Выбрать главу

— Господин комендант, — сказала Светлана, — отпускает тебя. Он говорит, чтобы ты шел в барак, быстрее выздоравливал и возвращался на фабрику.

Не глядя на меня, комендант кивал в такт ее словам. Потом коротко взглянул и, как бы закрепляя и подтверждая то, что сказала Светлана, спросил:

— Ны?

Я кивнул. Словечко было понятно и без перевода. Оно означало примерно: «Не так ли?»

Он отпустил меня не из-за ловкости моих ответов. Они казались мне такими неправдоподобными, что я ждал взрыва каждую секунду. Больше всего боялся быть избитым на глазах Светланы. Но, может, он не захотел бить именно на ее глазах. Может, запутался в плохом переводе или испугался заразности моей болезни. Блатыга отмахнулся бы: «Обошлось!» Я мог быть доволен собой. Лагерные уроки я усваивал — тянуть надо до последнего.

И не нужно доискиваться, почему обошлось. Надо отдыхать от страха. Потому что здесь страхи не отпускают тебя, а только перегруппировываются. Станешь искать — до настоящего страха докопаешься.

Я шел в барак и боялся, что кто-нибудь дознается о моих мыслях о Светлане. И через много лет этот страх не кажется мне смешным. Не было мыслей, которыми я не делился бы с Костиком. И, если меня посещали «нечистые» мысли, делился и ими. Мысль являлась сама. Тут было много удивительного. Она приходила ко мне, но от меня как бы не зависела. Значит, и принадлежала не только мне.

Другими словами, я проговаривался и раскаивался в этом потому, что Костик высмеивал меня.

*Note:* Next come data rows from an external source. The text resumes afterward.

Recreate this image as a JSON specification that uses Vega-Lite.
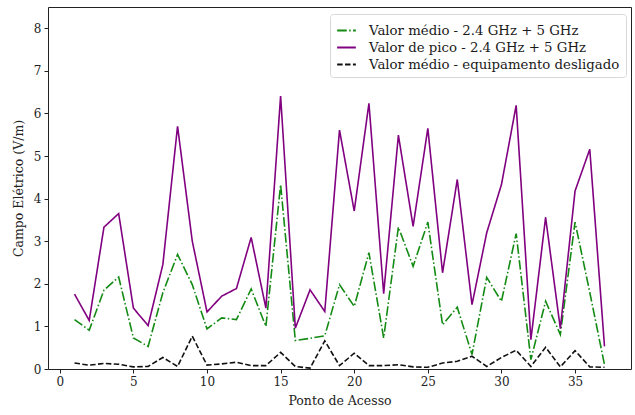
{
  "$schema": "https://vega.github.io/schema/vega-lite/v6.json",
  "width": 583,
  "height": 362,
  "autosize": {"type": "none"},
  "padding": {"left": 48, "top": 7, "right": 4, "bottom": 46},
  "background": "white",
  "config": {
    "font": "DejaVu Serif",
    "view": {"stroke": "#222", "strokeWidth": 1},
    "legend": {"labelFont": "DejaVu Serif", "titleFont": "DejaVu Serif"},
    "axis": {
      "labelFont": "DejaVu Serif",
      "titleFont": "DejaVu Serif",
      "labelFontSize": 12,
      "titleFontSize": 12.5,
      "titleFontWeight": "normal",
      "labelColor": "#222",
      "titleColor": "#222",
      "tickColor": "#222",
      "domain": false,
      "grid": false,
      "tickSize": 4,
      "labelPadding": 3
    }
  },
  "data": {
    "values": [
      {"x": 1, "v": 1.16, "s": "Valor médio - 2.4 GHz + 5 GHz"},
      {"x": 2, "v": 0.91, "s": "Valor médio - 2.4 GHz + 5 GHz"},
      {"x": 3, "v": 1.85, "s": "Valor médio - 2.4 GHz + 5 GHz"},
      {"x": 4, "v": 2.16, "s": "Valor médio - 2.4 GHz + 5 GHz"},
      {"x": 5, "v": 0.73, "s": "Valor médio - 2.4 GHz + 5 GHz"},
      {"x": 6, "v": 0.53, "s": "Valor médio - 2.4 GHz + 5 GHz"},
      {"x": 7, "v": 1.79, "s": "Valor médio - 2.4 GHz + 5 GHz"},
      {"x": 8, "v": 2.69, "s": "Valor médio - 2.4 GHz + 5 GHz"},
      {"x": 9, "v": 1.98, "s": "Valor médio - 2.4 GHz + 5 GHz"},
      {"x": 10, "v": 0.94, "s": "Valor médio - 2.4 GHz + 5 GHz"},
      {"x": 11, "v": 1.2, "s": "Valor médio - 2.4 GHz + 5 GHz"},
      {"x": 12, "v": 1.16, "s": "Valor médio - 2.4 GHz + 5 GHz"},
      {"x": 13, "v": 1.88, "s": "Valor médio - 2.4 GHz + 5 GHz"},
      {"x": 14, "v": 1.0, "s": "Valor médio - 2.4 GHz + 5 GHz"},
      {"x": 15, "v": 4.33, "s": "Valor médio - 2.4 GHz + 5 GHz"},
      {"x": 16, "v": 0.67, "s": "Valor médio - 2.4 GHz + 5 GHz"},
      {"x": 17, "v": 0.72, "s": "Valor médio - 2.4 GHz + 5 GHz"},
      {"x": 18, "v": 0.78, "s": "Valor médio - 2.4 GHz + 5 GHz"},
      {"x": 19, "v": 1.98, "s": "Valor médio - 2.4 GHz + 5 GHz"},
      {"x": 20, "v": 1.47, "s": "Valor médio - 2.4 GHz + 5 GHz"},
      {"x": 21, "v": 2.73, "s": "Valor médio - 2.4 GHz + 5 GHz"},
      {"x": 22, "v": 0.73, "s": "Valor médio - 2.4 GHz + 5 GHz"},
      {"x": 23, "v": 3.33, "s": "Valor médio - 2.4 GHz + 5 GHz"},
      {"x": 24, "v": 2.41, "s": "Valor médio - 2.4 GHz + 5 GHz"},
      {"x": 25, "v": 3.45, "s": "Valor médio - 2.4 GHz + 5 GHz"},
      {"x": 26, "v": 1.04, "s": "Valor médio - 2.4 GHz + 5 GHz"},
      {"x": 27, "v": 1.45, "s": "Valor médio - 2.4 GHz + 5 GHz"},
      {"x": 28, "v": 0.34, "s": "Valor médio - 2.4 GHz + 5 GHz"},
      {"x": 29, "v": 2.15, "s": "Valor médio - 2.4 GHz + 5 GHz"},
      {"x": 30, "v": 1.59, "s": "Valor médio - 2.4 GHz + 5 GHz"},
      {"x": 31, "v": 3.18, "s": "Valor médio - 2.4 GHz + 5 GHz"},
      {"x": 32, "v": 0.22, "s": "Valor médio - 2.4 GHz + 5 GHz"},
      {"x": 33, "v": 1.59, "s": "Valor médio - 2.4 GHz + 5 GHz"},
      {"x": 34, "v": 0.81, "s": "Valor médio - 2.4 GHz + 5 GHz"},
      {"x": 35, "v": 3.45, "s": "Valor médio - 2.4 GHz + 5 GHz"},
      {"x": 36, "v": 1.8, "s": "Valor médio - 2.4 GHz + 5 GHz"},
      {"x": 37, "v": 0.1, "s": "Valor médio - 2.4 GHz + 5 GHz"},
      {"x": 1, "v": 1.76, "s": "Valor de pico - 2.4 GHz + 5 GHz"},
      {"x": 2, "v": 1.14, "s": "Valor de pico - 2.4 GHz + 5 GHz"},
      {"x": 3, "v": 3.33, "s": "Valor de pico - 2.4 GHz + 5 GHz"},
      {"x": 4, "v": 3.65, "s": "Valor de pico - 2.4 GHz + 5 GHz"},
      {"x": 5, "v": 1.43, "s": "Valor de pico - 2.4 GHz + 5 GHz"},
      {"x": 6, "v": 1.02, "s": "Valor de pico - 2.4 GHz + 5 GHz"},
      {"x": 7, "v": 2.45, "s": "Valor de pico - 2.4 GHz + 5 GHz"},
      {"x": 8, "v": 5.7, "s": "Valor de pico - 2.4 GHz + 5 GHz"},
      {"x": 9, "v": 3.0, "s": "Valor de pico - 2.4 GHz + 5 GHz"},
      {"x": 10, "v": 1.34, "s": "Valor de pico - 2.4 GHz + 5 GHz"},
      {"x": 11, "v": 1.71, "s": "Valor de pico - 2.4 GHz + 5 GHz"},
      {"x": 12, "v": 1.89, "s": "Valor de pico - 2.4 GHz + 5 GHz"},
      {"x": 13, "v": 3.09, "s": "Valor de pico - 2.4 GHz + 5 GHz"},
      {"x": 14, "v": 1.43, "s": "Valor de pico - 2.4 GHz + 5 GHz"},
      {"x": 15, "v": 6.41, "s": "Valor de pico - 2.4 GHz + 5 GHz"},
      {"x": 16, "v": 0.96, "s": "Valor de pico - 2.4 GHz + 5 GHz"},
      {"x": 17, "v": 1.86, "s": "Valor de pico - 2.4 GHz + 5 GHz"},
      {"x": 18, "v": 1.35, "s": "Valor de pico - 2.4 GHz + 5 GHz"},
      {"x": 19, "v": 5.61, "s": "Valor de pico - 2.4 GHz + 5 GHz"},
      {"x": 20, "v": 3.71, "s": "Valor de pico - 2.4 GHz + 5 GHz"},
      {"x": 21, "v": 6.24, "s": "Valor de pico - 2.4 GHz + 5 GHz"},
      {"x": 22, "v": 1.77, "s": "Valor de pico - 2.4 GHz + 5 GHz"},
      {"x": 23, "v": 5.49, "s": "Valor de pico - 2.4 GHz + 5 GHz"},
      {"x": 24, "v": 3.35, "s": "Valor de pico - 2.4 GHz + 5 GHz"},
      {"x": 25, "v": 5.65, "s": "Valor de pico - 2.4 GHz + 5 GHz"},
      {"x": 26, "v": 2.26, "s": "Valor de pico - 2.4 GHz + 5 GHz"},
      {"x": 27, "v": 4.45, "s": "Valor de pico - 2.4 GHz + 5 GHz"},
      {"x": 28, "v": 1.51, "s": "Valor de pico - 2.4 GHz + 5 GHz"},
      {"x": 29, "v": 3.2, "s": "Valor de pico - 2.4 GHz + 5 GHz"},
      {"x": 30, "v": 4.33, "s": "Valor de pico - 2.4 GHz + 5 GHz"},
      {"x": 31, "v": 6.19, "s": "Valor de pico - 2.4 GHz + 5 GHz"},
      {"x": 32, "v": 0.69, "s": "Valor de pico - 2.4 GHz + 5 GHz"},
      {"x": 33, "v": 3.56, "s": "Valor de pico - 2.4 GHz + 5 GHz"},
      {"x": 34, "v": 0.95, "s": "Valor de pico - 2.4 GHz + 5 GHz"},
      {"x": 35, "v": 4.18, "s": "Valor de pico - 2.4 GHz + 5 GHz"},
      {"x": 36, "v": 5.16, "s": "Valor de pico - 2.4 GHz + 5 GHz"},
      {"x": 37, "v": 0.53, "s": "Valor de pico - 2.4 GHz + 5 GHz"},
      {"x": 1, "v": 0.14, "s": "Valor médio - equipamento desligado"},
      {"x": 2, "v": 0.09, "s": "Valor médio - equipamento desligado"},
      {"x": 3, "v": 0.13, "s": "Valor médio - equipamento desligado"},
      {"x": 4, "v": 0.11, "s": "Valor médio - equipamento desligado"},
      {"x": 5, "v": 0.05, "s": "Valor médio - equipamento desligado"},
      {"x": 6, "v": 0.06, "s": "Valor médio - equipamento desligado"},
      {"x": 7, "v": 0.27, "s": "Valor médio - equipamento desligado"},
      {"x": 8, "v": 0.06, "s": "Valor médio - equipamento desligado"},
      {"x": 9, "v": 0.77, "s": "Valor médio - equipamento desligado"},
      {"x": 10, "v": 0.09, "s": "Valor médio - equipamento desligado"},
      {"x": 11, "v": 0.12, "s": "Valor médio - equipamento desligado"},
      {"x": 12, "v": 0.16, "s": "Valor médio - equipamento desligado"},
      {"x": 13, "v": 0.08, "s": "Valor médio - equipamento desligado"},
      {"x": 14, "v": 0.08, "s": "Valor médio - equipamento desligado"},
      {"x": 15, "v": 0.39, "s": "Valor médio - equipamento desligado"},
      {"x": 16, "v": 0.06, "s": "Valor médio - equipamento desligado"},
      {"x": 17, "v": 0.02, "s": "Valor médio - equipamento desligado"},
      {"x": 18, "v": 0.66, "s": "Valor médio - equipamento desligado"},
      {"x": 19, "v": 0.08, "s": "Valor médio - equipamento desligado"},
      {"x": 20, "v": 0.37, "s": "Valor médio - equipamento desligado"},
      {"x": 21, "v": 0.08, "s": "Valor médio - equipamento desligado"},
      {"x": 22, "v": 0.08, "s": "Valor médio - equipamento desligado"},
      {"x": 23, "v": 0.1, "s": "Valor médio - equipamento desligado"},
      {"x": 24, "v": 0.05, "s": "Valor médio - equipamento desligado"},
      {"x": 25, "v": 0.04, "s": "Valor médio - equipamento desligado"},
      {"x": 26, "v": 0.14, "s": "Valor médio - equipamento desligado"},
      {"x": 27, "v": 0.18, "s": "Valor médio - equipamento desligado"},
      {"x": 28, "v": 0.3, "s": "Valor médio - equipamento desligado"},
      {"x": 29, "v": 0.06, "s": "Valor médio - equipamento desligado"},
      {"x": 30, "v": 0.27, "s": "Valor médio - equipamento desligado"},
      {"x": 31, "v": 0.44, "s": "Valor médio - equipamento desligado"},
      {"x": 32, "v": 0.06, "s": "Valor médio - equipamento desligado"},
      {"x": 33, "v": 0.51, "s": "Valor médio - equipamento desligado"},
      {"x": 34, "v": 0.05, "s": "Valor médio - equipamento desligado"},
      {"x": 35, "v": 0.43, "s": "Valor médio - equipamento desligado"},
      {"x": 36, "v": 0.05, "s": "Valor médio - equipamento desligado"},
      {"x": 37, "v": 0.04, "s": "Valor médio - equipamento desligado"}
    ]
  },
  "mark": {"type": "line", "strokeWidth": 1.6, "clip": true},
  "encoding": {
    "x": {
      "field": "x", "type": "quantitative",
      "scale": {"domain": [-0.8, 38.8], "nice": false, "zero": false},
      "axis": {"values": [0, 5, 10, 15, 20, 25, 30, 35], "title": "Ponto de Acesso", "titlePadding": 7}
    },
    "y": {
      "field": "v", "type": "quantitative",
      "scale": {"domain": [0, 8.5], "nice": false},
      "axis": {"values": [0, 1, 2, 3, 4, 5, 6, 7, 8], "title": "Campo Elétrico (V/m)", "titlePadding": 8}
    },
    "color": {
      "field": "s", "type": "nominal",
      "scale": {
        "domain": ["Valor médio - 2.4 GHz + 5 GHz", "Valor de pico - 2.4 GHz + 5 GHz", "Valor médio - equipamento desligado"],
        "range": ["#138a13", "#800080", "#111111"]
      },
      "legend": {
        "title": null,
        "orient": "none",
        "legendX": 282,
        "legendY": 7,
        "symbolType": "stroke",
        "symbolSize": 350,
        "symbolStrokeWidth": 2,
        "labelFont": "DejaVu Serif",
        "labelFontSize": 13.3,
        "labelColor": "#1a1a1a",
        "labelOffset": 12,
        "rowPadding": 0,
        "padding": 6,
        "fillColor": "white",
        "strokeColor": "#d8d8d8",
        "cornerRadius": 3,
        "labelLimit": 400
      }
    },
    "strokeDash": {
      "field": "s", "type": "nominal",
      "scale": {
        "domain": ["Valor médio - 2.4 GHz + 5 GHz", "Valor de pico - 2.4 GHz + 5 GHz", "Valor médio - equipamento desligado"],
        "range": [[9.6, 2.4, 1.5, 2.4], [1, 0], [5.5, 2.4]]
      },
      "legend": null
    }
  }
}
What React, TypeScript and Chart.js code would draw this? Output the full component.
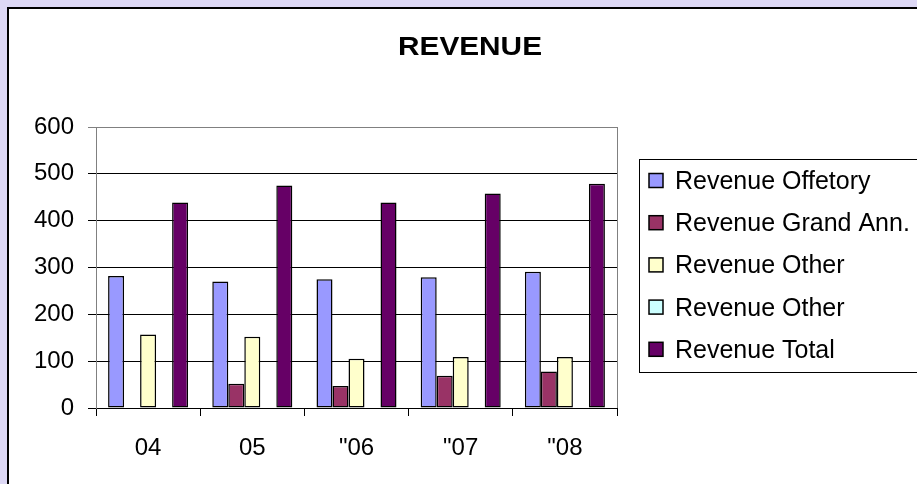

Узнавая мои мысли, он получал власть надо мной. Проговорившись, я тут же просил: «Никому не говори!» Он посмеивался: «Ладно!» Или дразнил: «Скажу!» Только в этот момент я понимал, что мысль — мое продолжение. Тут было противоречие, с которым я не справлялся. Мысль являлась незваной. Я не ждал ее, не добивался, чтобы она пришла. Она могла прийти в очереди к Гришкиному раздаточному окну, на работе, во сне — в самый неподходящий момент. И в первую секунду радовала, удивляла или поражала меня. Меньше всего в это время я думал, что отвечаю за нее. И только в тот момент, когда делился ею с Костиком, понимал, что отвечаю за нее так, как если бы она была моим продолжением.

То, что я думал о Светлане, на что надеялся, и было моим продолжением.

К тому времени я уже мучился тем, что совершенно не защищен от нечистых мыслей. И наказывал себя тем, что рассказывал о них Костику. Я, конечно, не мог заранее определить, какие мысли нечистые. Но, когда они являлись, я по страху, что о них догадаются другие, сразу их узнавал.

Со страхом и неприязнью к себе я заметил, что мне не по силам поступки, которые полностью соответствовали бы моим же мыслям и чувствам. Ярость и ненависть слишком часто подводили меня к самому главному, чтобы я мог этого не заметить. Я упустил десятки случаев достойно погибнуть и, значит, жил недостойной жизнью. Ни малейших сомнений в этом у меня не было. Я был обязан убить фоарбайтера Пауля, но удерживался, хотя не ярость это уже была, а наваждение. Словно ждал еще большей ярости и большего наваждения. И не для того, чтобы вернее направить их против Пауля, чтобы самому легче было умереть.

Мысль о гибели была мне известна в самых разных оттенках.

Чтобы выжить, не надо ставить себе цели. Я пытался справиться с инстинктом самосохранения.

Не имело значения то, что ночами я еще звал маму и плакал от жалости к себе. Слезы не залечивали ран, которые я получал днем.

Ужас состоял в том, что днем происходило то, чего не могло быть, а я не мог признать это тем, что есть и может быть. С этой болью нельзя было жить. Ярость была только наиболее яркой вспышкой этой боли. Против лагерных и фабричных полицаев она была бессильна, но давала надежду победить страх. Не сладость мести представлялась мне, а сладость освобождения от боли.